───── MATERIAL

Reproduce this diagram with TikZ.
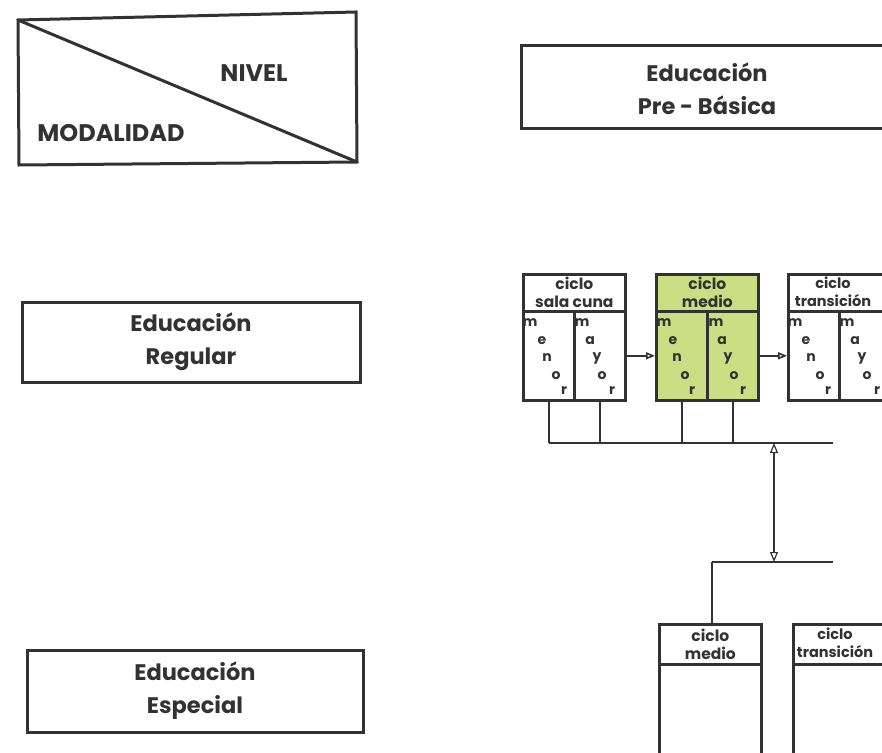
\documentclass[tikz,border=0pt]{standalone}
\usepackage{fontspec}
\setmainfont{Poppins}
\usetikzlibrary{arrows.meta}
\definecolor{ink}{RGB}{50,50,50}
\definecolor{cyclegreen}{RGB}{203,222,132}
\tikzset{
  box/.style={draw=ink, line width=3pt, inner sep=0pt, text=ink, align=center},
  cbox/.style={draw=ink, line width=2.6pt, inner sep=0pt, text=ink, align=center,
    font=\fontsize{15.5}{18}\selectfont\bfseries},
  htext/.style={text=ink, inner sep=0pt, align=center, font=\fontsize{14.5}{18}\selectfont\bfseries},
  link/.style={draw=ink, line width=1.6pt},
  tip/.style={-{Triangle[open,length=9pt,width=7pt]}},
  letter/.style={text=ink, inner sep=0pt, font=\fontsize{14}{14}\selectfont\bfseries},
  big/.style={font=\fontsize{22.5}{33}\selectfont\bfseries},
  caps/.style={text=ink, font=\fontsize{24}{24}\selectfont\bfseries},
}
% staircase of letters inside a column (node, left x, letters with offsets)
\newcommand\stairletters[3]{%
  \foreach \ch/\px/\py [count=\i] in {#3}
    \node[letter] (#1-\i) at (#2+\px,310+\py) {\ch};%
}
\begin{document}
\begin{tikzpicture}[x=1pt, y=-1pt]
  \useasboundingbox (0,0) rectangle (882,752);
  \clip (0,0) rectangle (882,752);

  % Drawing legend box
  \coordinate (legendnw) at (18,20);%
  \coordinate (legendne) at (356,12);%
  \coordinate (legendse) at (357,162);%
  \coordinate (legendsw) at (19,165);%
  \draw[box, line join=miter] (legendnw) -- (legendne) -- (legendse) -- (legendsw) -- cycle;%
  \draw[box] (legendnw) -- (legendse);%
  \node[caps] (nivel) at (254,73) {NIVEL};%
  \node[caps] (modalidad) at (111,133) {MODALIDAD};%

  % Drawing level box
  \node[box, minimum width=373, minimum height=83] (prebasica) at (708,87) {};%
  \node[text=ink, big, align=center] (prebasicatext) at (707,89) {Educación\\Pre - Básica};%

  % Drawing modality boxes
  \node[box, big, minimum width=338, minimum height=80] (regular) at (191,342) {Educación\\Regular};%
  \node[box, big, minimum width=336, minimum height=82] (especial) at (195,691) {Educación\\Especial};%

  % Drawing cycle sala cuna
  \node[cbox, minimum width=102, minimum height=37, anchor=north west] (cunahead) at (522,273) {ciclo\\sala cuna};%
  \node[cbox, minimum width=51, minimum height=89, anchor=north west] (cunamen) at (522,310) {};%
  \node[cbox, minimum width=51, minimum height=89, anchor=north west] (cunamay) at (573,310) {};%

  % Drawing cycle medio
  \node[cbox, fill=cyclegreen, minimum width=102, minimum height=37, anchor=north west] (mediohead) at (655,273) {ciclo\\medio};%
  \node[cbox, fill=cyclegreen, minimum width=51, minimum height=89, anchor=north west] (mediomen) at (655,310) {};%
  \node[cbox, fill=cyclegreen, minimum width=51, minimum height=89, anchor=north west] (mediomay) at (706,310) {};%

  % Drawing cycle transicion
  \node[cbox, minimum width=102, minimum height=37, anchor=north west] (transhead) at (787,273) {};%
  \node[htext] (transheadtext) at (833,292) {ciclo\\transición};%
  \node[cbox, minimum width=51, minimum height=89, anchor=north west] (transmen) at (787,310) {};%
  \node[cbox, minimum width=51, minimum height=89, anchor=north west] (transmay) at (838,310) {};%

  % Marking menor / mayor letters
  \stairletters{cunamen}{522}{m/8/13, e/20/31, n/25/48, o/34/66, r/42/81}
  \stairletters{cunamay}{573}{m/9/13, a/17/31, y/24/48, o/29/66, r/39/81}
  \stairletters{mediomen}{655}{m/9/13, e/18/31, n/22/48, o/30/66, r/37/81}
  \stairletters{mediomay}{706}{m/10/13, a/16/31, y/22/48, o/28/66, r/37/81}
  \stairletters{transmen}{787}{m/8/13, e/19/31, n/24/48, o/33/66, r/41/81}
  \stairletters{transmay}{838}{m/9/13, a/17/31, y/24/48, o/29/66, r/39/81}

  % Drawing arrows between cycles
  \draw[link, tip] (cunamay.east) -- (mediomen.west);%
  \draw[link, tip] (mediomay.east) -- (transmen.west);%

  % Drawing upper bus
  \coordinate (busAleft) at (cunamen.south |- 0,443);%
  \coordinate (busAright) at (833,443);%
  \coordinate (busAmid) at (774,443);%
  \draw[link] (busAleft) -- (busAright);%
  \draw[link] (cunamen.south) -- (busAleft);%
  \draw[link] (cunamay.south) -- (cunamay.south |- busAleft);%
  \draw[link] (mediomen.south) -- (mediomen.south |- busAleft);%
  \draw[link] (mediomay.south) -- (mediomay.south |- busAleft);%

  % Drawing bottom cycles
  \node[cbox, minimum width=102, minimum height=40, anchor=north west] (espmediohead) at (658,623) {ciclo\\medio};%
  \node[cbox, minimum width=102, minimum height=130, anchor=north west] (espmedio) at (658,663) {};%
  \node[cbox, minimum width=102, minimum height=40, anchor=north west] (esptranshead) at (792,623) {};%
  \node[htext] (esptransheadtext) at (835,643) {ciclo\\transición};%
  \node[cbox, minimum width=102, minimum height=130, anchor=north west] (esptrans) at (792,663) {};%

  % Drawing lower bus
  \coordinate (busBleft) at (712,562);%
  \coordinate (busBright) at (833,562);%
  \coordinate (busBmid) at (774,562);%
  \draw[link] (busBleft) -- (busBright);%
  \draw[link] (busBleft) -- (busBleft |- espmediohead.north);%

  % Drawing link between buses
  \draw[link, line width=1.2pt, {Triangle[open,length=10pt,width=8pt]}-{Triangle[open,length=10pt,width=8pt]}] (busAmid) -- (busBmid);%
\end{tikzpicture}
\end{document}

──────────

Skip the pictures, then retype every line above exactly.

Reproduce this diagram with TikZ.
\documentclass[tikz,border=0pt]{standalone}
\usepackage{fontspec}
\setmainfont{Poppins}
\usetikzlibrary{arrows.meta}
\definecolor{ink}{RGB}{50,50,50}
\definecolor{cyclegreen}{RGB}{203,222,132}
\tikzset{
  box/.style={draw=ink, line width=3pt, inner sep=0pt, text=ink, align=center},
  cbox/.style={draw=ink, line width=2.6pt, inner sep=0pt, text=ink, align=center,
    font=\fontsize{15.5}{18}\selectfont\bfseries},
  htext/.style={text=ink, inner sep=0pt, align=center, font=\fontsize{14.5}{18}\selectfont\bfseries},
  link/.style={draw=ink, line width=1.6pt},
  tip/.style={-{Triangle[open,length=9pt,width=7pt]}},
  letter/.style={text=ink, inner sep=0pt, font=\fontsize{14}{14}\selectfont\bfseries},
  big/.style={font=\fontsize{22.5}{33}\selectfont\bfseries},
  caps/.style={text=ink, font=\fontsize{24}{24}\selectfont\bfseries},
}
% staircase of letters inside a column (node, left x, letters with offsets)
\newcommand\stairletters[3]{%
  \foreach \ch/\px/\py [count=\i] in {#3}
    \node[letter] (#1-\i) at (#2+\px,310+\py) {\ch};%
}
\begin{document}
\begin{tikzpicture}[x=1pt, y=-1pt]
  \useasboundingbox (0,0) rectangle (882,752);
  \clip (0,0) rectangle (882,752);

  % Drawing legend box
  \coordinate (legendnw) at (18,20);%
  \coordinate (legendne) at (356,12);%
  \coordinate (legendse) at (357,162);%
  \coordinate (legendsw) at (19,165);%
  \draw[box, line join=miter] (legendnw) -- (legendne) -- (legendse) -- (legendsw) -- cycle;%
  \draw[box] (legendnw) -- (legendse);%
  \node[caps] (nivel) at (254,73) {NIVEL};%
  \node[caps] (modalidad) at (111,133) {MODALIDAD};%

  % Drawing level box
  \node[box, minimum width=373, minimum height=83] (prebasica) at (708,87) {};%
  \node[text=ink, big, align=center] (prebasicatext) at (707,89) {Educación\\Pre - Básica};%

  % Drawing modality boxes
  \node[box, big, minimum width=338, minimum height=80] (regular) at (191,342) {Educación\\Regular};%
  \node[box, big, minimum width=336, minimum height=82] (especial) at (195,691) {Educación\\Especial};%

  % Drawing cycle sala cuna
  \node[cbox, minimum width=102, minimum height=37, anchor=north west] (cunahead) at (522,273) {ciclo\\sala cuna};%
  \node[cbox, minimum width=51, minimum height=89, anchor=north west] (cunamen) at (522,310) {};%
  \node[cbox, minimum width=51, minimum height=89, anchor=north west] (cunamay) at (573,310) {};%

  % Drawing cycle medio
  \node[cbox, fill=cyclegreen, minimum width=102, minimum height=37, anchor=north west] (mediohead) at (655,273) {ciclo\\medio};%
  \node[cbox, fill=cyclegreen, minimum width=51, minimum height=89, anchor=north west] (mediomen) at (655,310) {};%
  \node[cbox, fill=cyclegreen, minimum width=51, minimum height=89, anchor=north west] (mediomay) at (706,310) {};%

  % Drawing cycle transicion
  \node[cbox, minimum width=102, minimum height=37, anchor=north west] (transhead) at (787,273) {};%
  \node[htext] (transheadtext) at (833,292) {ciclo\\transición};%
  \node[cbox, minimum width=51, minimum height=89, anchor=north west] (transmen) at (787,310) {};%
  \node[cbox, minimum width=51, minimum height=89, anchor=north west] (transmay) at (838,310) {};%

  % Marking menor / mayor letters
  \stairletters{cunamen}{522}{m/8/13, e/20/31, n/25/48, o/34/66, r/42/81}
  \stairletters{cunamay}{573}{m/9/13, a/17/31, y/24/48, o/29/66, r/39/81}
  \stairletters{mediomen}{655}{m/9/13, e/18/31, n/22/48, o/30/66, r/37/81}
  \stairletters{mediomay}{706}{m/10/13, a/16/31, y/22/48, o/28/66, r/37/81}
  \stairletters{transmen}{787}{m/8/13, e/19/31, n/24/48, o/33/66, r/41/81}
  \stairletters{transmay}{838}{m/9/13, a/17/31, y/24/48, o/29/66, r/39/81}

  % Drawing arrows between cycles
  \draw[link, tip] (cunamay.east) -- (mediomen.west);%
  \draw[link, tip] (mediomay.east) -- (transmen.west);%

  % Drawing upper bus
  \coordinate (busAleft) at (cunamen.south |- 0,443);%
  \coordinate (busAright) at (833,443);%
  \coordinate (busAmid) at (774,443);%
  \draw[link] (busAleft) -- (busAright);%
  \draw[link] (cunamen.south) -- (busAleft);%
  \draw[link] (cunamay.south) -- (cunamay.south |- busAleft);%
  \draw[link] (mediomen.south) -- (mediomen.south |- busAleft);%
  \draw[link] (mediomay.south) -- (mediomay.south |- busAleft);%

  % Drawing bottom cycles
  \node[cbox, minimum width=102, minimum height=40, anchor=north west] (espmediohead) at (658,623) {ciclo\\medio};%
  \node[cbox, minimum width=102, minimum height=130, anchor=north west] (espmedio) at (658,663) {};%
  \node[cbox, minimum width=102, minimum height=40, anchor=north west] (esptranshead) at (792,623) {};%
  \node[htext] (esptransheadtext) at (835,643) {ciclo\\transición};%
  \node[cbox, minimum width=102, minimum height=130, anchor=north west] (esptrans) at (792,663) {};%

  % Drawing lower bus
  \coordinate (busBleft) at (712,562);%
  \coordinate (busBright) at (833,562);%
  \coordinate (busBmid) at (774,562);%
  \draw[link] (busBleft) -- (busBright);%
  \draw[link] (busBleft) -- (busBleft |- espmediohead.north);%

  % Drawing link between buses
  \draw[link, line width=1.2pt, {Triangle[open,length=10pt,width=8pt]}-{Triangle[open,length=10pt,width=8pt]}] (busAmid) -- (busBmid);%
\end{tikzpicture}
\end{document}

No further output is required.